On UNICEF’s latest list of the best countries for children, Denmark came in second place. Copenhagen as a city is known for being kid-friendly, scoring high on something called the “popsicle test”–which assesses the safety of a place “according to whether an eight-year-old can walk to a shop on their own, buy a lolly and return home safely.” It’s a unique way to measure safety but does offer some insight into what has typically been most important for urban planners when designing public spaces in Denmark.

The downside, ​according to an article from Copenhagen based writer Michael Booth, is that the utility of many public spaces across the Danish capital might be overly kid-friendly in a way that diminishes their value for adults:

Perhaps the adults have gone along with it because we ourselves have become so infantilised … Copenhagen’s Opera Park offers a compelling alternative approach to urban spaces, with fewer swings and rubberised safety surfaces, and more contemplative oases – quiet corners of the city in which to read a book or flirt. Who knows? If we show our children more mature ways in which to live in the city, we might begin to raise more robust grown-ups.

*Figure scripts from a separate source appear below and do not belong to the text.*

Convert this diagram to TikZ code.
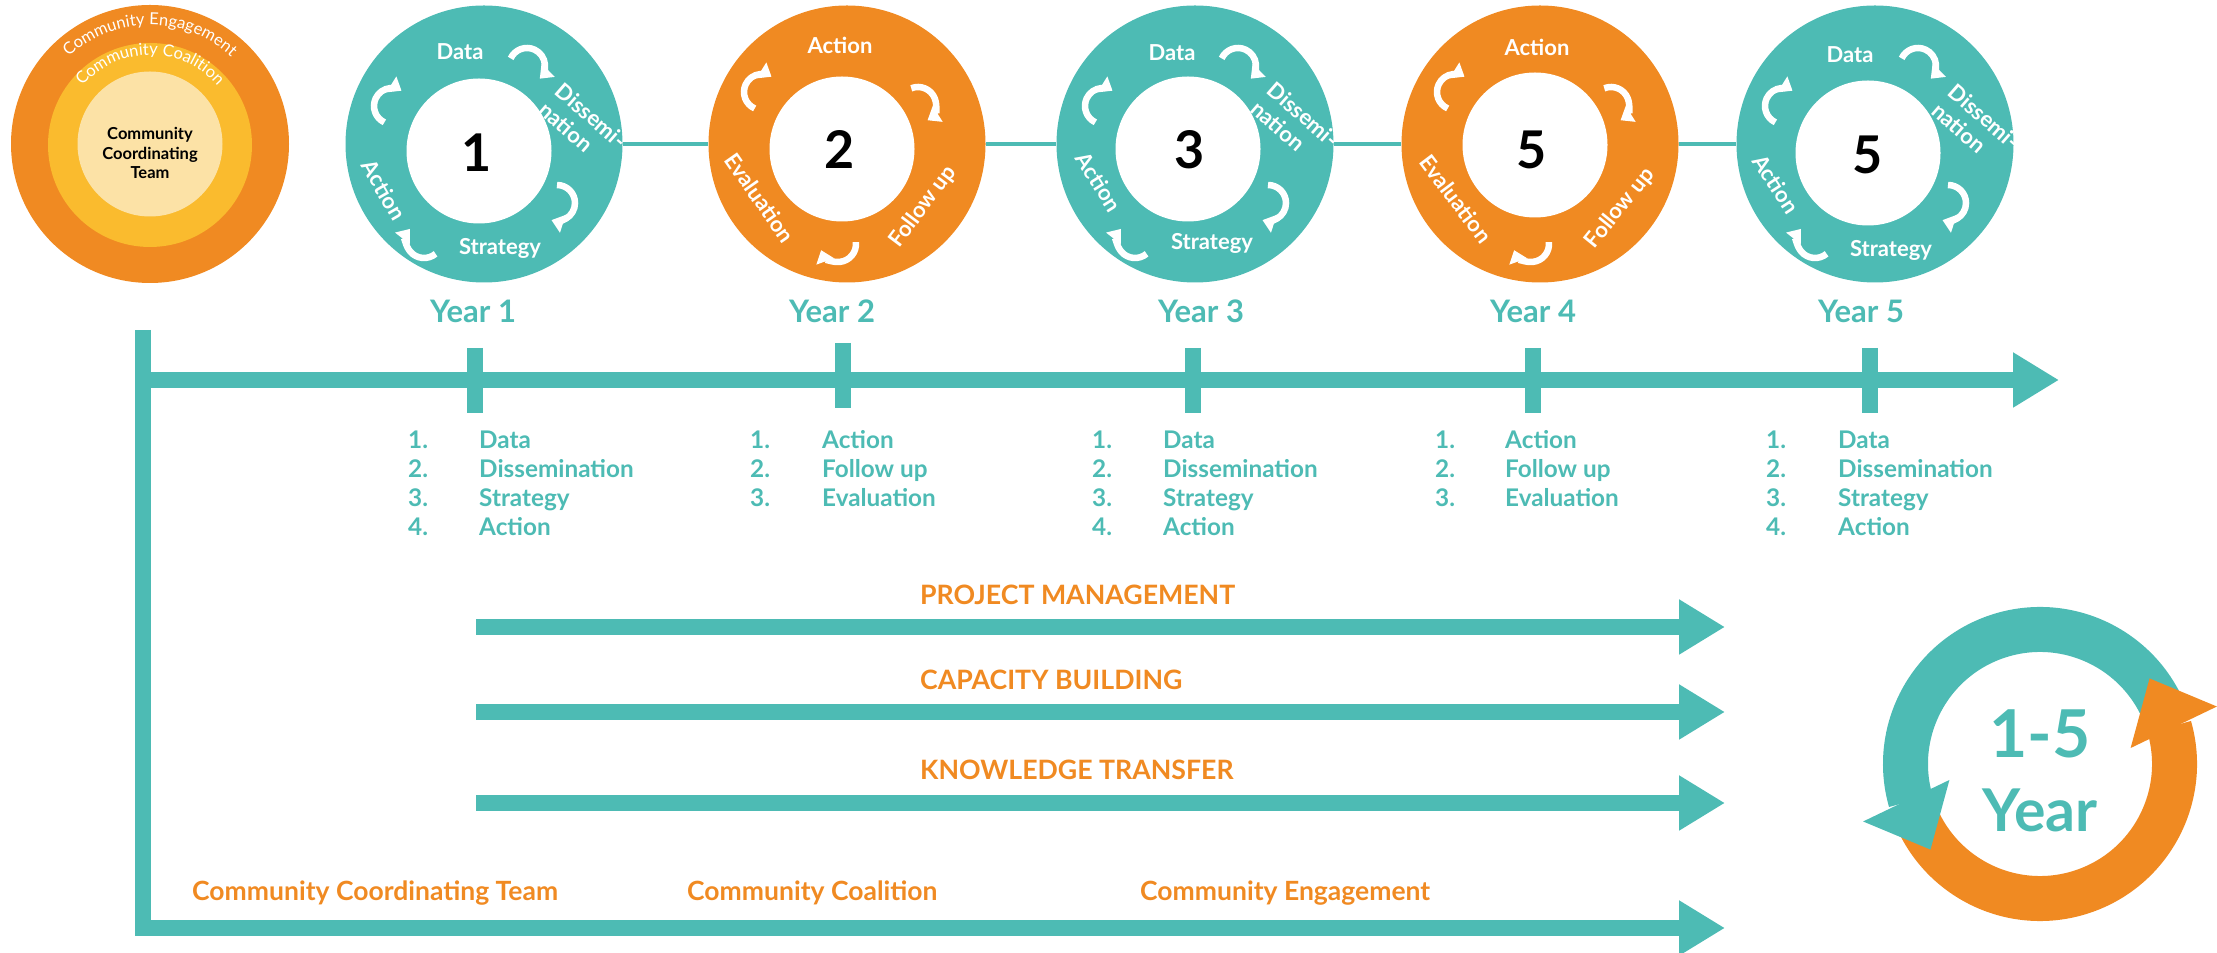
\documentclass[tikz,border=0pt]{standalone}
\usepackage{fontspec}
\setmainfont{Lato}
\usetikzlibrary{arrows.meta,decorations.text}
\definecolor{tl}{HTML}{4DBBB4}
\definecolor{org}{HTML}{F08A22}
\definecolor{ylw}{HTML}{FABB2E}
\definecolor{lyw}{HTML}{FCE2A6}
\newcommand\ringfont{\fontsize{16.5}{16.5}\selectfont\color{white}}
\tikzset{
  ringlbl/.style={text=white, font=\bfseries\fontsize{22}{25}\selectfont, inner sep=0pt},
  numlbl/.style={text=black, font=\bfseries\fontsize{52}{52}\selectfont, inner sep=0pt},
  yrlbl/.style={text=tl, font=\bfseries\fontsize{31}{31}\selectfont, anchor=base, inner sep=0pt},
  lst/.style={text=tl, font=\bfseries\fontsize{24.3}{24.3}\selectfont, anchor=base west, inner sep=0pt},
  olbl/.style={text=org, font=\bfseries\fontsize{26.7}{26.7}\selectfont, anchor=base west, inner sep=0pt},
  bottomlbl/.style={text=org, font=\bfseries\fontsize{26.5}{26.5}\selectfont, anchor=base west, inner sep=0pt},
  bar/.style={tl, line width=16pt},
  bigarrow/.style={bar, -{Triangle[length=46pt,width=52pt]}},
  warrow/.style={white, line width=6.5pt, -{Triangle[length=12pt,width=18pt]}},
  ringdisc/.style={circle, minimum size=277pt, inner sep=0pt},
  holedisc/.style={circle, fill=white, minimum size=145pt, inner sep=0pt},
}
\begin{document}
\begin{tikzpicture}[x=1pt,y=1pt]
\useasboundingbox (0,0) rectangle (2217,953);

% ---------- left nested circles ----------
\node[circle, fill=org, minimum size=278pt, inner sep=0pt] (eng) at (150,809) {};
\node[circle, fill=ylw, minimum size=204pt, inner sep=0pt] (coa) at (150,808) {};
\node[circle, fill=lyw, minimum size=145pt, inner sep=0pt] (cct) at (150,809) {};
\node[align=center, text=black, font=\bfseries\fontsize{16.5}{19.5}\selectfont, inner sep=0pt] (cctt) at (150,800) {Community\\Coordinating\\Team};
\path[decorate, decoration={text along path, text={|\ringfont|Community Engagement}, text align=center}]
  (150,809) ++(170:119) arc[start angle=170, end angle=10, radius=119];
\path[decorate, decoration={text along path, text={|\ringfont|Community Coalition}, text align=center}]
  (150,809) ++(170:89) arc[start angle=170, end angle=10, radius=89];

% ---------- cycle circles ----------
\node[ringdisc, fill=tl] (c1) at (484,809) {};
\node[ringdisc, fill=org] (c2) at (847,809) {};
\node[ringdisc, fill=tl] (c3) at (1195,809) {};
\node[ringdisc, fill=org] (c4) at (1540,809) {};
\node[ringdisc, fill=tl] (c5) at (1875,809) {};
\draw[tl, line width=3.5pt] (c1) -- (c2);
\draw[tl, line width=3.5pt] (c2) -- (c3);
\draw[tl, line width=3.5pt] (c3) -- (c4);
\draw[tl, line width=3.5pt] (c4) -- (c5);

\node[holedisc] (w1) at (479,802) {};
\node[holedisc] (w2) at (842,804) {};
\node[holedisc] (w3) at (1188,804) {};
\node[holedisc] (w4) at (1535,808) {};
\node[holedisc] (w5) at (1868,800) {};

\node[numlbl] (n1) at (477,800) {1};
\node[numlbl] (n2) at (840,803) {2};
\node[numlbl] (n3) at (1190,803) {3};
\node[numlbl] (n4) at (1532,803) {5};
\node[numlbl] (n5) at (1868,798) {5};

% teal circle labels
\begin{scope}
\clip (484,809) circle[radius=138.5];
\node[ringlbl] (d1) at (460,901) {Data};
\node[ringlbl, rotate=-41, align=left] (s1) at (583,828) {Dissemi-\\nation};
\node[ringlbl] (t1) at (500,705) {Strategy};
\node[ringlbl, rotate=-60] (a1) at (384,763) {Action};
\end{scope}
\begin{scope}
\clip (1195,809) circle[radius=138.5];
\node[ringlbl] (d3) at (1172,900) {Data};
\node[ringlbl, rotate=-41, align=left] (s3) at (1295,829) {Dissemi-\\nation};
\node[ringlbl] (t3) at (1212,710) {Strategy};
\node[ringlbl, rotate=-58] (a3) at (1099,771) {Action};
\end{scope}
\begin{scope}
\clip (1875,809) circle[radius=138.5];
\node[ringlbl] (d5) at (1850,898) {Data};
\node[ringlbl, rotate=-41, align=left] (s5) at (1976,827) {Dissemi-\\nation};
\node[ringlbl] (t5) at (1891,703) {Strategy};
\node[ringlbl, rotate=-57] (a5) at (1776,769) {Action};
\end{scope}
% orange circle labels
\node[ringlbl] (a2) at (840,908) {Action};
\node[ringlbl, rotate=53] (f2) at (923,746) {Follow up};
\node[ringlbl, rotate=-55] (e2) at (760,755) {Evaluation};
\node[ringlbl] (a4) at (1537,906) {Action};
\node[ringlbl, rotate=51] (f4) at (1620,745) {Follow up};
\node[ringlbl, rotate=-53] (e4) at (1456,754) {Evaluation};

% white cycle arrows
\foreach \cx in {484,1195,1875} {
  \draw[warrow] (\cx+43,887) ++(155:18) arc[start angle=155, end angle=-45, radius=18];
  \draw[warrow] (\cx+73,750) ++(90:18) arc[start angle=90, end angle=-108, radius=18];
  \draw[warrow] (\cx-60,713) ++(-50:18) arc[start angle=-50, end angle=-218, radius=18];
  \draw[warrow] (\cx-92,847) ++(245:18) arc[start angle=245, end angle=58, radius=18];
}
\foreach \cx in {847,1540} {
  \draw[warrow] (\cx-85,861) ++(246:18) arc[start angle=246, end angle=58, radius=18];
  \draw[warrow] (\cx+71,848) ++(112:18) arc[start angle=112, end angle=-58, radius=18];
  \draw[warrow] (\cx-9,709) ++(6:18) arc[start angle=6, end angle=-160, radius=18];
}

% ---------- year labels ----------
\node[yrlbl] (y1) at (473,630) {Year 1};
\node[yrlbl] (y2) at (832,630) {Year 2};
\node[yrlbl] (y3) at (1201,630) {Year 3};
\node[yrlbl] (y4) at (1533,630) {Year 4};
\node[yrlbl] (y5) at (1861,630) {Year 5};

% ---------- timeline ----------
\coordinate (vtop) at (143,623);
\coordinate (corner) at (143,25);
\coordinate (tlstart) at (143,573);
\coordinate (tlend) at (2059,573);
\draw[bigarrow, line join=miter] (vtop) -- (corner) -- (1725,25);
\draw[bigarrow] (tlstart) -- (tlend);
\draw[bar] (475,605) -- (475,540);
\draw[bar] (843,610) -- (843,545);
\draw[bar] (1193,605) -- (1193,540);
\draw[bar] (1533,605) -- (1533,540);
\draw[bar] (1870,605) -- (1870,540);

% ---------- lists ----------
\foreach \t [count=\i] in {Data,Dissemination,Strategy,Action} {
  \node[lst] (la\i) at (408,{504-28.7*(\i-1)}) {\i.};
  \node[lst] (lb\i) at (479,{504-28.7*(\i-1)}) {\t};
  \node[lst] (lc\i) at (1092,{504-28.7*(\i-1)}) {\i.};
  \node[lst] (ld\i) at (1163,{504-28.7*(\i-1)}) {\t};
  \node[lst] (le\i) at (1766,{504-28.7*(\i-1)}) {\i.};
  \node[lst] (lf\i) at (1838,{504-28.7*(\i-1)}) {\t};
}
\foreach \t [count=\i] in {Action,Follow up,Evaluation} {
  \node[lst] (lg\i) at (750,{504-28.7*(\i-1)}) {\i.};
  \node[lst] (lh\i) at (822,{504-28.7*(\i-1)}) {\t};
  \node[lst] (lk\i) at (1435,{504-28.7*(\i-1)}) {\i.};
  \node[lst] (lm\i) at (1505,{504-28.7*(\i-1)}) {\t};
}

% ---------- lower arrows ----------
\node[olbl] (pm) at (920,348) {PROJECT MANAGEMENT};
\node[olbl] (cb) at (920,263) {CAPACITY BUILDING};
\node[olbl] (kt) at (920,173) {KNOWLEDGE TRANSFER};
\coordinate (pms) at (476,326); \coordinate (pme) at (1725,326);
\coordinate (cbs) at (476,241); \coordinate (cbe) at (1725,241);
\coordinate (kts) at (476,150); \coordinate (kte) at (1725,150);
\draw[bigarrow] (pms) -- (pme);
\draw[bigarrow] (cbs) -- (cbe);
\draw[bigarrow] (kts) -- (kte);

\node[bottomlbl] (bl1) at (192,52) {Community Coordinating Team};
\node[bottomlbl] (bl2) at (687,52) {Community Coalition};
\node[bottomlbl] (bl3) at (1140,52) {Community Engagement};

% ---------- 1-5 Year cycle ----------
\coordinate (cy) at (2040,189);
\draw[tl, line width=45pt] (cy) ++(18:134.5) arc[start angle=18, end angle=196, radius=134.5];
\draw[org, line width=45pt] (cy) ++(198:134.5) arc[start angle=198, end angle=376, radius=134.5];
\fill[tl] ([shift={(190:92)}]cy) -- ([shift={(198:186)}]cy) -- ([shift={(218:139)}]cy) -- cycle;
\fill[org] ([shift={(10:92)}]cy) -- ([shift={(18:186)}]cy) -- ([shift={(38:139)}]cy) -- cycle;
\node[text=tl, font=\bfseries\fontsize{66}{66}\selectfont, anchor=base, inner sep=0pt] (yr15) at (2040,195) {1-5};
\node[text=tl, font=\bfseries\fontsize{59}{59}\selectfont, anchor=base, inner sep=0pt] (yryr) at (2040,121) {Year};
\end{tikzpicture}
\end{document}
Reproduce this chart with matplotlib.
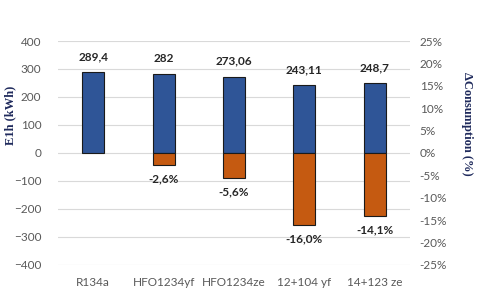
import numpy as np
import matplotlib
matplotlib.use('Agg')
import matplotlib.pyplot as plt
from matplotlib.ticker import FuncFormatter

# data
refrigerants = ['R134a', 'HFO1234yf', 'HFO1234ze', '12+104 yf', '14+123 ze']
e1h = [289.4, 282, 273.06, 243.11, 248.7]
e1h_labels = ['289,4', '282', '273,06', '243,11', '248,7']
d_cons = [np.nan, -2.6, -5.6, -16.0, -14.1]   # %
d_cons_labels = ['', '-2,6%', '-5,6%', '-16,0%', '-14,1%']

plt.rcParams['font.family'] = ['Lato', 'DejaVu Sans']
tick_col = '#595959'
blue = '#2F5597'
orange = '#C55A11'

fig = plt.figure(figsize=(4.8, 2.95), dpi=100)
ax = fig.add_axes([0.121, 0.102, 0.733, 0.759])
ax2 = ax.twinx()

x = np.arange(len(refrigerants))
w = 0.31

ax.bar(x, e1h, width=w, color=blue, edgecolor='#1a1a1a', linewidth=0.8, zorder=3)
ax2.bar(x, d_cons, width=w, color=orange, edgecolor='#1a1a1a', linewidth=0.8, zorder=3)

ax.set_ylim(-400, 400)
ax.set_yticks(np.arange(-400, 401, 100))
ax2.set_ylim(-25, 25)
ax2.set_yticks(np.arange(-25, 26, 5))
ax2.yaxis.set_major_formatter(FuncFormatter(lambda v, p: f'{v:.0f}%'))

ax.set_xlim(-0.5, len(refrigerants) - 0.5)
ax.set_xticks(x)
ax.set_xticklabels(refrigerants)

ax.grid(axis='y', color='#d9d9d9', linewidth=0.8, zorder=0)
ax.set_axisbelow(True)
for a in (ax, ax2):
    for s in a.spines.values():
        s.set_visible(False)
    a.tick_params(length=0, labelsize=8.5, colors=tick_col)
ax.tick_params(axis='x', pad=9)
ax.tick_params(axis='y', pad=12)
ax2.tick_params(axis='y', pad=7)

# value labels
for xi, v, lab in zip(x, e1h, e1h_labels):
    ax.annotate(lab, (xi, v), xytext=(0, 7), textcoords='offset points',
                ha='center', va='bottom', fontsize=8.5, fontweight='bold', color='#262626')
for xi, v, lab in zip(x, d_cons, d_cons_labels):
    if lab:
        ax2.annotate(lab, (xi, v), xytext=(0, -6), textcoords='offset points',
                     ha='center', va='top', fontsize=8.5, fontweight='bold', color='#262626')

ax.set_ylabel('E1h (kWh)', family='Liberation Serif', fontweight='bold',
              fontsize=9, color='#1F2A5C')
ax.yaxis.set_label_coords(-0.12, 0.67)
ax2.set_ylabel('ΔConsumption (%)', family='Liberation Serif', fontweight='bold',
               fontsize=9, color='#1F2A5C', rotation=270, va='bottom')
ax2.yaxis.set_label_coords(1.145, 0.63)

fig.savefig('out.png', dpi=100, facecolor='white')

The idea of prioritizing adults rather than kids when designing some of these spaces is the interesting non-obvious suggestion Booth proposes in his article. For a place like Copenhagen, and perhaps many others around the world, the broader idea is that the design of these spaces could empower more adults to connect with one another … which should be just as much a priority as keeping kids safe, active and entertained.